連日の議論。みんなが真剣に、地域と都会、そして自分たちの暮らしについて考えを深めました。

「都市は水も食料もエネルギーも、都市以外の場所に支えられている」、「栃窪の危機は、自分たちの危機」。

 集落の一人は、過疎高齢化が進むと大変なことになると10年以上前から危機意識を持って動いていたにも関わらず、現実になってみると「ここまで追い込まれてきた」と話した。

 これを受けて学生たちも、「今、わかっていて将来大きな問題になるようなものについて、自分たちはもっと真剣に向き合わなくてはいけないのでは」と緊張感ある発言もあった。

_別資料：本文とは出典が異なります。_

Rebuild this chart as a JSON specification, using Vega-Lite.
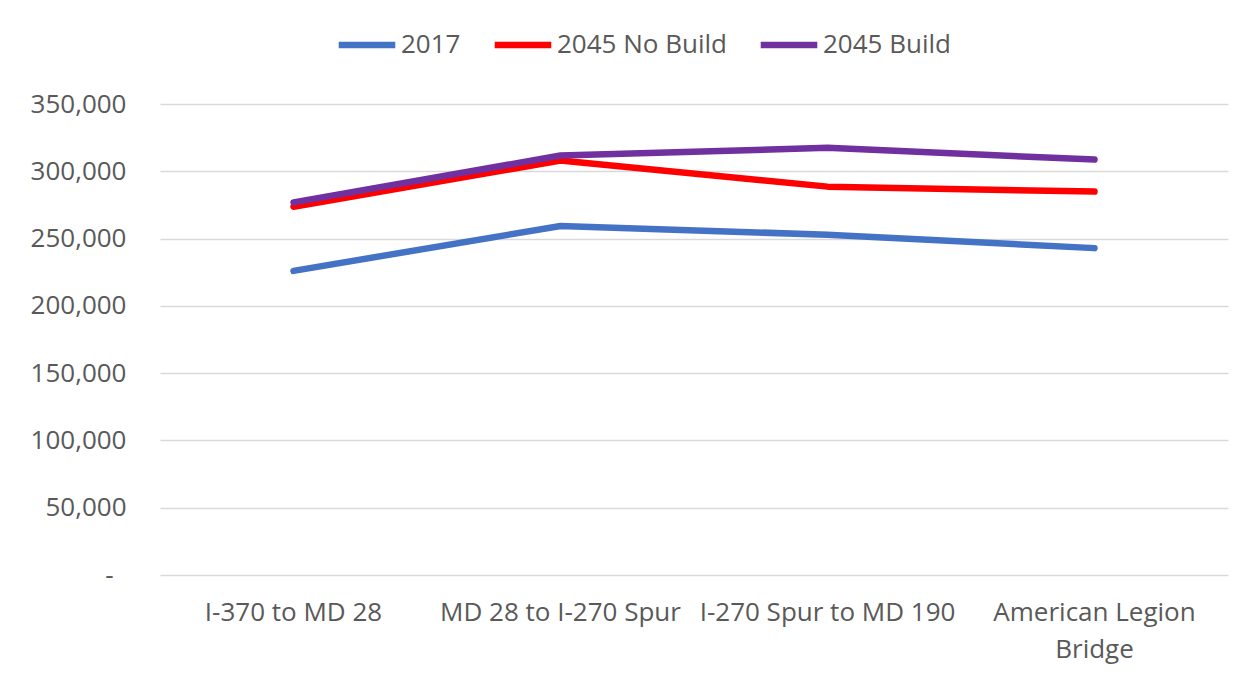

 「ここの小学校は生徒が少ないから、一人欠けたら大変だし、誰も代われない。でも私が休んでも、授業には関係ないし、バイトは代わりがいるし、私ってこれまでずっと代替可能な存在だったって気づいた」。

 こうした声を元に、一人ひとりが「代替不可能」な存在となることが、持続可能な社会作りに関係するのではないか、など様々な意見が出されていった。

 最後のふりかえりアンケートでは、経験することの大切さや、地域のつながりの価値、思い込みや先入観に気づけたこと、食への意識、自分で生産する意欲など、びっしり書かれていた。そして「夏にも栃窪に行きたい!大好きになりました」。

 久しぶりにみずみずしく、かつ深い感性に出会った気がした。

 通常、観光客として訪問することはあっても、土地の普段着の暮らしに触れたり、考察したりすることはなかなかない。受け入れる方も大変ではあるが、こうした機会を持つ大切さをつくづく思う。